Talk with those closest to Dodge and the same adjectives are repeated: driven, focused, independent, self-assured, loner - all descriptions you might expect of a successful businessman who conquers the world alone on a sailboat. But there are other adjectives on the list - generous, reliable, honest. "It's rare to find a man who's made as much [money] as he has who is that honest," Lael Morgan told me. "He was a straight shooter. He wouldn't bulls- - - you."

It was that quality - his unguarded honesty - that struck me in our first conversation. It was a quality that Dodge expected of others, personally and in business. "If I'm working with somebody and they move across this threshold of being [dishonest] with themselves and, therefore, with me, I don't want anything to do with them," he said.

Reliable? He befriended Don Friend, the man who oversaw the construction of his Snow Island home, and hired him to help out on the island. They became best friends. Then Friend had major surgery and wasn't expected to live. "He never missed a day of either seeing me or calling," Friend told me.

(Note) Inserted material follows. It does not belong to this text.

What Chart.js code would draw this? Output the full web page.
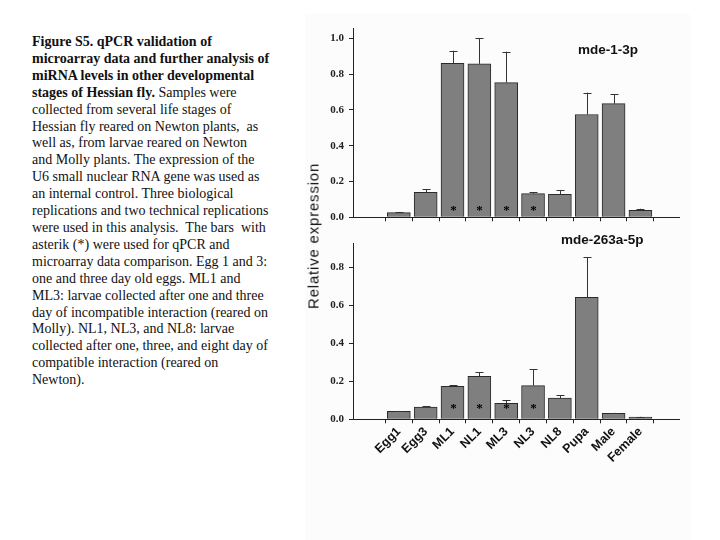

Then there was his optimism. Manny explained that "everything that other people would consider bad fortune, Dodge turns it in his mind to make it a positive." An example, she says, was "the fact that his father died when he was young made him strong."

Those closest to Dodge had the unenviable task of dealing with his self-centeredness for many years. But then Dodge found Snow Island and four years ago cancer laid him low. On the island, he began to notice and revere nature. Previously, Lael says, "he was not interested in land. He was not particularly interested in birds. One could have landed on his head 3,000 miles out [to sea] and he wouldn't blink." That changed on Snow Island, where he began to marvel at the eagles and other wildlife around him.

Before his first bout with cancer, there was no "balance" between Dodge's wants and the needs of others, Lael says. "He must have done a lot of thinking," she says. "When he came out of the illness, he really tried hard to be a more thoughtful person. He realized how valuable people were."

"He became gentler," Manny told me.

It was around the time of his first illness that Dodge met Mary Beth Teas, a woman whose sailing credentials included a voyage that involved rounding Cape Horn as well as a circumnavigation of South America. She nursed him through a sickness that left him, for a while, unable to walk or talk. And then she became the other resident of Snow Island.

In summer 2009, Dodge and his companion cruised the Maine coast in his 30-foot schooner, Eagle. Then he asked her whether she would like to do more extended cruising.

By that October, he had bought a Monk 36 trawler named Osprey and he headed south on the Intracoastal Waterway with Mary Beth. It was a colder-than-normal winter in Florida and the Bahamas, she recalls. Osprey spent less time at sandy beaches and more time anchored in harbors with many other boats.

Still, "we had a fabulous time," Mary Beth says.

In July, for the ninth time, Dodge invited 140 of his friends to Snow Island for his annual Bang and Go Back picnic. He was his usual humorous self, if slightly less profane than I'd seen him.

A month later, I stopped by Snow Island on my way home. When I asked Dodge whether he and Mary Beth would be cruising south again this winter, he hedged. He had some business matters to address and some minor surgery to get past. So unlike last winter, when they stayed aboard the entire season, they would be parking Osprey from time to time and returning home.

But he'd had the boat hauled and the bottom painted. When he headed for the hospital, there was a collection of papers on his desk on Snow Island, Mary Beth told me. Some dealt with preparing the trawler for the next voyage.